Having Matt over has shown me that what I need to do at some point is get a real couch, and get a nice-but-smaller futon for my study. (The couch futon is a queen size.) It's a little awkward, as you might admit, to have my living room used as a bedroom. Giving guests a private room might work a little better, even with a smaller bed.


So, yes, we slept in again this morning. But we did get on the road by around noon. Matt wants to spend a couple of days in the city (a.k.a., San Francisco) while he's here. He was born there, but doesn't really remember it.

I suggested that we go over the hills again to Half Moon Bay and drive from there up the coast on Route 1, and he said that sounded fine. So we did that, and boy, are there some beautiful bluffs and valleys along that road! I definitely need to get up that way again!

Matt wanted to check out Golden Gate State Park, which is in the west-center of the city. It's impressively large, about 30 blocks long, west-to-east. We drove for some distance along the southern edge, then went into the park and drove around it for some time.

I'd have to say that if I lived in San Francisco, I'd love to live near the Golden Gate Park, and would take every opportunity to go biking and walking in it. It's lovely! Plenty of trees, various large grassy areas, hills, many roads and sidewalks, and various structures dotting the landscape here and there. Apparently there are bison in the park as well, but we didn't see any. (Ceej said a few days later that she and David saw some when they did the Bay-to-Breakers walk/run a few months ago, and David just about jumped out of his skin. I said I'd like to accompany them if they do B2B again next year.)

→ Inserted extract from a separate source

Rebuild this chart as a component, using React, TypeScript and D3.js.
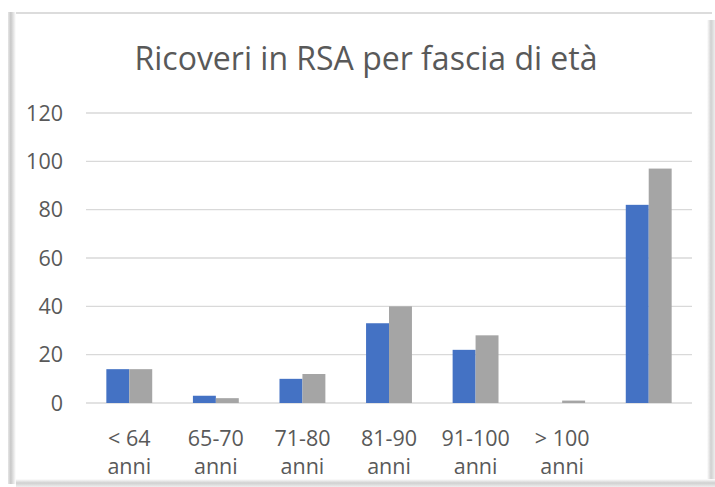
import React from "react";
import * as d3 from "d3";

const categories = ["< 64|anni", "65-70|anni", "71-80|anni", "81-90|anni", "91-100|anni", "> 100|anni", ""];
const seriesA = [14, 3, 10, 33, 22, 0, 82];
const seriesB = [14, 2, 12, 40, 28, 1, 97];
const yTicks = [0, 20, 40, 60, 80, 100, 120];
const titleText = "Ricoveri in RSA per fascia di età";

const W = 715;
const H = 487;
const FONT = "'Open Sans', sans-serif";
const TEXT = "#595959";

export default function App() {
  const x = d3
    .scaleBand<number>()
    .domain(categories.map((_, i) => i))
    .range([86, 692])
    .paddingInner(0.47)
    .paddingOuter(0.235);
  const inner = d3.scaleBand<number>().domain([0, 1]).range([0, x.bandwidth()]);
  const y = d3.scaleLinear().domain([0, 120]).range([403, 113]);
  const series = [
    { values: seriesA, color: "#4472C4" },
    { values: seriesB, color: "#A5A5A5" },
  ];

  return (
    <svg width={W} height={H} style={{ position: "absolute", left: 0, top: 0, background: "#fff" }}>
      <defs>
        <linearGradient id="gl" x1="0" x2="1" y1="0" y2="0">
          <stop offset="0" stopColor="#e6e6e6" />
          <stop offset="0.35" stopColor="#c8c8c8" />
          <stop offset="1" stopColor="#ffffff" />
        </linearGradient>
        <linearGradient id="gr" x1="0" x2="1" y1="0" y2="0">
          <stop offset="0" stopColor="#ffffff" />
          <stop offset="0.5" stopColor="#d0d0d0" />
          <stop offset="1" stopColor="#eeeeee" />
        </linearGradient>
        <linearGradient id="gb" x1="0" x2="0" y1="0" y2="1">
          <stop offset="0" stopColor="#ffffff" />
          <stop offset="0.5" stopColor="#d0d0d0" />
          <stop offset="1" stopColor="#eeeeee" />
        </linearGradient>
      </defs>
      <rect x={0} y={0} width={W} height={H} fill="#fff" />
      <rect x={8} y={12} width={704} height={2} fill="#dcdcdc" />
      <rect x={8} y={12} width={8} height={472} fill="url(#gl)" />
      <rect x={707} y={20} width={8} height={467} fill="url(#gr)" />
      <rect x={16} y={479} width={699} height={8} fill="url(#gb)" />

      <text x={366} y={70} textAnchor="middle" fontFamily={FONT} fontSize={32} fill={TEXT}>
        {titleText}
      </text>

      {yTicks.map((t) => (
        <g key={t}>
          <line x1={86} x2={692} y1={y(t)} y2={y(t)} stroke="#d9d9d9" strokeWidth={1.3} />
          <text x={63} y={y(t)} dy="0.36em" textAnchor="end" fontFamily={FONT} fontSize={21.5} fill={TEXT}>
            {t}
          </text>
        </g>
      ))}

      {series.map((s, si) =>
        s.values.map((v, i) => (
          <rect
            key={`${si}-${i}`}
            x={(x(i) ?? 0) + (inner(si) ?? 0)}
            y={y(v)}
            width={inner.bandwidth()}
            height={y(0) - y(v)}
            fill={s.color}
          />
        ))
      )}

      {categories.map((c, i) => {
        const cx = (x(i) ?? 0) + x.bandwidth() / 2;
        const lines = c ? c.split("|") : [];
        return (
          <text key={i} textAnchor="middle" fontFamily={FONT} fontSize={21.5} fill={TEXT}>
            {lines.map((l, li) => (
              <tspan key={li} x={cx} y={446 + li * 27.5}>
                {l}
              </tspan>
            ))}
          </text>
        );
      })}
    </svg>
  );
}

I was interested in going to the natural history museum while we were there - it's one of several museums inside the park itself, and is in the same building as the aquarium. Matt said he'd like to see the aquarium, so we did that. Well, the natural history museum was disappointing: A Tyrannosaurus skeleton, yes, and also an Allosaurus one, and various other smaller (non-dinosaur) fossils, but really it was rather small. The aquarium was much nicer, with some impressive large fish. Matt seemed pretty happy with it.

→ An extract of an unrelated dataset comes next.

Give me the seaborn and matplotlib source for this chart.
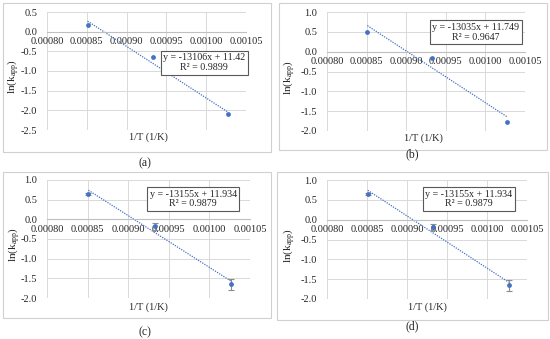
import matplotlib
matplotlib.use("Agg")
import matplotlib.pyplot as plt
import matplotlib.patches as patches
import seaborn as sns
import pandas as pd

sns.set_theme(style="white")
plt.rcParams['font.family'] = ['Liberation Serif', 'DejaVu Serif']
plt.rcParams['mathtext.fontset'] = 'custom'
plt.rcParams['mathtext.rm'] = 'Liberation Serif'
plt.rcParams['mathtext.it'] = 'Liberation Serif'
plt.rcParams['axes.unicode_minus'] = False

# data
inv_T = [0.000851, 0.000933, 0.001027]
lnk_a = [0.17, -0.65, -2.10]
lnk_b = [0.50, -0.15, -1.77]
lnk_c = [0.65, -0.18, -1.65]
lnk_d = [0.65, -0.18, -1.65]
err_cd = [0.03, 0.08, 0.14]

slopes = [-13106, -13035, -13155, -13155]
intercepts = [11.42, 11.749, 11.934, 11.934]
r2 = ["0.9899", "0.9647", "0.9879", "0.9879"]
eq_labels = ["y = -13106x + 11.42", "y = -13035x + 11.749",
             "y = -13155x + 11.934", "y = -13155x + 11.934"]
captions = ["(a)", "(b)", "(c)", "(d)"]
xticks = [0.00080, 0.00085, 0.00090, 0.00095, 0.00100, 0.00105]
yticks_a = [0.5, 0.0, -0.5, -1.0, -1.5, -2.0, -2.5]
yticks_bcd = [1.0, 0.5, 0.0, -0.5, -1.0, -1.5, -2.0]

W, H = 550, 339
fig = plt.figure(figsize=(5.5, 3.39), dpi=100)

blue = "#4472C4"
grid = "#d9d9d9"

# pixel layout: axes (x0, x1, ytop, ybottom), outer box, caption pos, eq box pos,
# xlabel pos, ylabel x
panels = [
    dict(y=lnk_a, err=None, yt=yticks_a, ax=(47, 246, 12, 130), box=(3, 271, 3, 152),
         cap=(145, 163), eq=(0.79, 0.57), xl=(148, 137), yl=21),
    dict(y=lnk_b, err=None, yt=yticks_bcd, ax=(327, 525, 12, 131), box=(279, 547, 3, 150),
         cap=(412, 154), eq=(0.75, 0.83), xl=(423, 138), yl=297),
    dict(y=lnk_c, err=err_cd, yt=yticks_bcd, ax=(47, 250, 180, 298), box=(3, 271, 172, 318),
         cap=(145, 332), eq=(0.72, 0.84), xl=(148, 307), yl=22),
    dict(y=lnk_d, err=err_cd, yt=yticks_bcd, ax=(327, 527, 180, 299), box=(277, 548, 172, 320),
         cap=(412, 326), eq=(0.71, 0.84), xl=(427, 307), yl=297),
]

for i, p in enumerate(panels):
    bx0, bx1, by0, by1 = p['box']
    fig.patches.append(patches.Rectangle((bx0 / W, 1 - by1 / H), (bx1 - bx0) / W, (by1 - by0) / H,
                                         transform=fig.transFigure, fill=False,
                                         edgecolor="#d0d0d0", linewidth=0.8))
    x0, x1, yt, yb = p['ax']
    ax = fig.add_axes([x0 / W, 1 - yb / H, (x1 - x0) / W, (yb - yt) / H])

    df = pd.DataFrame({'x': inv_T, 'y': p['y']})
    fit = pd.DataFrame({'x': [min(inv_T), max(inv_T)]})
    fit['y'] = slopes[i] * fit['x'] + intercepts[i]
    sns.lineplot(data=fit, x='x', y='y', ax=ax, color=blue, linestyle=(0, (1, 1)),
                 linewidth=0.9, zorder=2)
    if p['err'] is not None:
        ax.errorbar(inv_T, p['y'], yerr=p['err'], fmt='none', ecolor="#8c8c8c",
                    elinewidth=0.8, capsize=2, capthick=0.8, zorder=3)
    sns.scatterplot(data=df, x='x', y='y', ax=ax, color=blue, s=12, edgecolor=blue,
                    linewidth=0, zorder=4)

    # axis styling after seaborn has drawn
    ax.set_xlim(xticks[0], xticks[-1])
    ax.set_ylim(min(p['yt']), max(p['yt']))
    ax.set_xticks(xticks)
    ax.set_yticks(p['yt'])
    ax.set_xticklabels(["%.5f" % v for v in xticks])
    ax.set_yticklabels(["%.1f" % v for v in p['yt']])
    ax.grid(True, color=grid, linewidth=0.7)
    ax.set_axisbelow(True)
    for s in ['top', 'right', 'left']:
        ax.spines[s].set_visible(False)
    ax.spines['bottom'].set_position(('data', 0))
    ax.spines['bottom'].set_color("#bfbfbf")
    ax.spines['bottom'].set_linewidth(0.8)
    ax.tick_params(axis='x', length=0, pad=4, labelsize=7.5)
    ax.tick_params(axis='y', length=0, pad=7, labelsize=7.5)
    ax.set_xlabel("")
    ax.set_ylabel(r"ln(k$_{\mathrm{app}}$)", fontsize=8)
    ax.yaxis.set_label_coords(-(x0 - p['yl']) / (x1 - x0), 0.45)

    ax.text(p['eq'][0], p['eq'][1], eq_labels[i] + "\nR² = " + r2[i], transform=ax.transAxes,
            ha='center', va='center', fontsize=7.2, linespacing=1.1,
            bbox=dict(boxstyle='square,pad=0.25', facecolor='white', edgecolor='#595959',
                      linewidth=0.8), zorder=5)

    fig.text(p['xl'][0] / W, 1 - p['xl'][1] / H, "1/T (1/K)", ha='center', va='center', fontsize=7.5)
    fig.text(p['cap'][0] / W, 1 - p['cap'][1] / H, captions[i], ha='center', va='center', fontsize=8.5)

fig.savefig("out.png", dpi=100, facecolor='white')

(Yes, I'm a longtime dinosaur freak, although far less nutty about it now than I was when I was, say, six. But I still love a good set of fossils. I loved the Yale natural history museum when I went there a few years ago, and hope to get back to Harvard's Peabody Museum next time I'm in Boston.)

While in the park we also walked over Strawberry Hill, which is a large mound in more-or-less the middle of the park. From the top you can see much of the city laid out before you, climbing a hill in the distance. It's rather pretty. Yes, I did remember to bring my camera.

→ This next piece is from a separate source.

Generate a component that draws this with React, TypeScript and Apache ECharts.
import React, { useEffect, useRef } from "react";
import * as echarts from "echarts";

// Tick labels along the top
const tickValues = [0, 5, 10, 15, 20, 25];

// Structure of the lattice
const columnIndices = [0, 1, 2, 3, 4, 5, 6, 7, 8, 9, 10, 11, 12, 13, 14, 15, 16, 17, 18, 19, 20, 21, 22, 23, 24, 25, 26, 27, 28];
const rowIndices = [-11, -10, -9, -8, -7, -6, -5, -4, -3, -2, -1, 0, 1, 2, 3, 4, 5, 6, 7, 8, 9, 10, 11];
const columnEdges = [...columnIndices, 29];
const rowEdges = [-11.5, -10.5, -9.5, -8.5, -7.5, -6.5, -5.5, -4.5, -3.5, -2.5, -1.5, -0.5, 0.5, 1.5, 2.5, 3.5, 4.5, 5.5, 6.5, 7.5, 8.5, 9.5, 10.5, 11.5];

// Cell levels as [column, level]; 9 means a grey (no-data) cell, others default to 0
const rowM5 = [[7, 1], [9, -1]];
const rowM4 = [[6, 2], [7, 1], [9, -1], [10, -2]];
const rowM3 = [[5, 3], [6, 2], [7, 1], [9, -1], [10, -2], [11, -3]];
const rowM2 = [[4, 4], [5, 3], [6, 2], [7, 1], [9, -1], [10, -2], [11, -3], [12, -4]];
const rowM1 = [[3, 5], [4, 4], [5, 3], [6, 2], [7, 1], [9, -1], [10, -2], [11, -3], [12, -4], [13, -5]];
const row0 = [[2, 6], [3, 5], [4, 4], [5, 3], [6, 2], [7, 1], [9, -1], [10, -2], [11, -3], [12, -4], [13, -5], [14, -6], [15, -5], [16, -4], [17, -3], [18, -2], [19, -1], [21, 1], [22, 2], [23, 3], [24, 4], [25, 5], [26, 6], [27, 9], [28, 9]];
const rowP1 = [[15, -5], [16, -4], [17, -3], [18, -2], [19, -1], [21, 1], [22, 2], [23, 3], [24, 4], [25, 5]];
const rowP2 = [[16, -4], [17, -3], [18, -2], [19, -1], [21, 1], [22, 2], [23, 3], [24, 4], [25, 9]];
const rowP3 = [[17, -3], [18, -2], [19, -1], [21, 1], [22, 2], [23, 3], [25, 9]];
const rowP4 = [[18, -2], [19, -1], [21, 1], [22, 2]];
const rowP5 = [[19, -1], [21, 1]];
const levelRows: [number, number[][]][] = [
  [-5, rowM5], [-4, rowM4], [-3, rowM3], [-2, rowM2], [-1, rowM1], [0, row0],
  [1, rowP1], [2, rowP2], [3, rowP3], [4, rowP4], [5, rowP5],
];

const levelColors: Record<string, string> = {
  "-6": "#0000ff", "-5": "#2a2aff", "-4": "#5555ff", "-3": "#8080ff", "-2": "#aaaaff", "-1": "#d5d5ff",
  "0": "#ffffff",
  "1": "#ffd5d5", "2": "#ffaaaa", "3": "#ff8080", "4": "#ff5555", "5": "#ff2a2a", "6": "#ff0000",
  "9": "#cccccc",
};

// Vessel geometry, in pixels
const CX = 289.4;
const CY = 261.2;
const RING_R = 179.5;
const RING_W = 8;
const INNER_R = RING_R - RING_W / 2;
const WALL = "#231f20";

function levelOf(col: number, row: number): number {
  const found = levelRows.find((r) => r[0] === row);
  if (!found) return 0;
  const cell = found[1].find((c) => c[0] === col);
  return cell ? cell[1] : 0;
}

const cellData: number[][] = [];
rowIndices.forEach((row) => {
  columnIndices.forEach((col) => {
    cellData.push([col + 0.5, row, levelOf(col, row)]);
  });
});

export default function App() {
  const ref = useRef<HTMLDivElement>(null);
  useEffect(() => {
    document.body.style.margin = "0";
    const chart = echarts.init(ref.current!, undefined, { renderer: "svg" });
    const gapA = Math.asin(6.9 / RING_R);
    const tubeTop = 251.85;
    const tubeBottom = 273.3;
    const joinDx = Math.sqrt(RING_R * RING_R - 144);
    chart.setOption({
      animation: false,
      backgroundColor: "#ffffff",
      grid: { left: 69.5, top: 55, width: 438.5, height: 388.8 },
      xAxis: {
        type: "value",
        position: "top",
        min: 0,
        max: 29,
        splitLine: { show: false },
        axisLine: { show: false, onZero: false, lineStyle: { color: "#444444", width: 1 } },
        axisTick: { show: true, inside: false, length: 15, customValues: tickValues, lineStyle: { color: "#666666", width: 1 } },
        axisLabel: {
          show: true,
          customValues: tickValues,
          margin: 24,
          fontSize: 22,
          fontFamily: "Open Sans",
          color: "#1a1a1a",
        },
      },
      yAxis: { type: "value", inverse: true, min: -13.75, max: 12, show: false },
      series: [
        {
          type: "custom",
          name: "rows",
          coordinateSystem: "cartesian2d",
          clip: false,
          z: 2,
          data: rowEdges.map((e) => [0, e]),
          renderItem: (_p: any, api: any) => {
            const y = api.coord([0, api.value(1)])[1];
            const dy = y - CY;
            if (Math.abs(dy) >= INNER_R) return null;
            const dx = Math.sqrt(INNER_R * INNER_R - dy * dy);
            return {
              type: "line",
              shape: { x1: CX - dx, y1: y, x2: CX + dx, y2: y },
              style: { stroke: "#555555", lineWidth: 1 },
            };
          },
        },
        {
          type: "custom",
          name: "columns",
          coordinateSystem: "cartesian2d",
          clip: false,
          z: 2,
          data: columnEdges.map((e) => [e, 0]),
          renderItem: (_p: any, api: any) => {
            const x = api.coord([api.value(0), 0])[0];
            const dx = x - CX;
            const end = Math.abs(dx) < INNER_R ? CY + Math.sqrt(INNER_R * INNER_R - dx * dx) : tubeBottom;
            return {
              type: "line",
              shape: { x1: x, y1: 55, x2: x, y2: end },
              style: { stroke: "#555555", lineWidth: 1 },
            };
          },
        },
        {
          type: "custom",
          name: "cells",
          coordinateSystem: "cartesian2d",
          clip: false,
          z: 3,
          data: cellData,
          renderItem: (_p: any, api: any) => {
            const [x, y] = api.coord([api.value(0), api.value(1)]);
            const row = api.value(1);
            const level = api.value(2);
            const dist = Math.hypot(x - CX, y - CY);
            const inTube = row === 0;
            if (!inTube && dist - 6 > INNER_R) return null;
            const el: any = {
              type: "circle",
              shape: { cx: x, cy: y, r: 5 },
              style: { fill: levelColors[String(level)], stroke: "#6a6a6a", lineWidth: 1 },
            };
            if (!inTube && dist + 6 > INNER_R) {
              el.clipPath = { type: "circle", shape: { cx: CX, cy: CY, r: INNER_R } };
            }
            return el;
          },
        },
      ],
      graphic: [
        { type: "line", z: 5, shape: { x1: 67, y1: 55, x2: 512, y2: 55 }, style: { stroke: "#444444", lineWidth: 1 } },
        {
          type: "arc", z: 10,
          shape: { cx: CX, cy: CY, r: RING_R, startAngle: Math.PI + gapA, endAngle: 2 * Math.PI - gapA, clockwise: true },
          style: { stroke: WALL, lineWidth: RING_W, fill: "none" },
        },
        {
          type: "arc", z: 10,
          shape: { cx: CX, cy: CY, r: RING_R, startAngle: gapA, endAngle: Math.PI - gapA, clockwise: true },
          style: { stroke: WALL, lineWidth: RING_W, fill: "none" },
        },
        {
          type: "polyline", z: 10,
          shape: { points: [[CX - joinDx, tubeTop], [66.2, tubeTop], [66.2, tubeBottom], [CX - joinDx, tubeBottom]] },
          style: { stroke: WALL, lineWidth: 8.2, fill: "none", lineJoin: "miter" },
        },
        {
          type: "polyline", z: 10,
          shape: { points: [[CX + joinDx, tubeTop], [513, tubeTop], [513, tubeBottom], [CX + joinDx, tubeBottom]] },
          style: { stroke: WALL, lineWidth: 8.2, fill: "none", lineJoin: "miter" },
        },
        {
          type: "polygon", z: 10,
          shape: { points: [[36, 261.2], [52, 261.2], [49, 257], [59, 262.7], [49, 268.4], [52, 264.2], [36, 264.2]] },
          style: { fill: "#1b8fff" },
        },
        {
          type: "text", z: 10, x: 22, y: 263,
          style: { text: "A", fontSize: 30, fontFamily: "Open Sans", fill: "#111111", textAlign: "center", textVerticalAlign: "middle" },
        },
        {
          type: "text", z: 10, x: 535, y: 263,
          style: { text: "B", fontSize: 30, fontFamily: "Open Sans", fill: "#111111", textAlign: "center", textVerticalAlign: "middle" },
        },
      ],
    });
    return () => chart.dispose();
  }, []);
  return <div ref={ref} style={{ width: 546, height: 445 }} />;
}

Matt wanted to see The Presidio, the old military base which was turned over to the city a few years ago. It takes up a significant chunk of land (a fifth? Maybe) in the city, and is easily spotted by air or from a hill because it's the part that's mostly trees, not buildings. Pretty.

We drove around the edge of the city, along the ocean, into the Presidio. (We actually stopped first at the Palace of the Legion of Honor, which is the scene of a major moment of Alfred Hitchcock's Vertigo.) The center of the Presidio is clearly the heart of the military base, although we didn't stop there long. We were more interested in going to see the Golden Gate Bridge.

We stopped near the Bridge and parked, and walked along what was (I think) the East Battery, a wall which was intended - 140 years ago - to be a battlement on which cannons would be mounted. Apparently budget issues (!) prevented it from being completed, and a decade or so later advancing technology sent development off in some other direction. But most of it is still there. (I guess there's a West Battery, too.)

And, yes, we were close enough that we were able to walk along the Golden Gate Bridge for some distance. We wondered just how long the thing is. (I guessed half a mile, figured it was actually somewhat shorter. The truth is: Two miles long! Glad we didn't walk all the way across!) Another key scene in Vertigo took place outside the fort beneath the Bridge, though we didn't go down there this day.

We eventually ended up in downtown SF, at Fisherman's Wharf, which is a very commercial part of the city, obviously mainly intended to attract tourists. We wandered around downtown for some time - wondering whether the TransAmerica Pyramid is the tallest building in the city or not (Matt later found a reference that said yes, it is, and then later contradicted itself. Hmm) - and walked through Chinatown. We ended up back at Ghirardelli Square, where we had some ice cream sundaes, bought some chocolate at their gift store, and finally headed out. We stopped off on the peninsula for some solid food, and headed home

A full day. My feet ached. I had fun, though. Saw a bunch of stuff that I hadn't seen before. Must go back and see more sometime.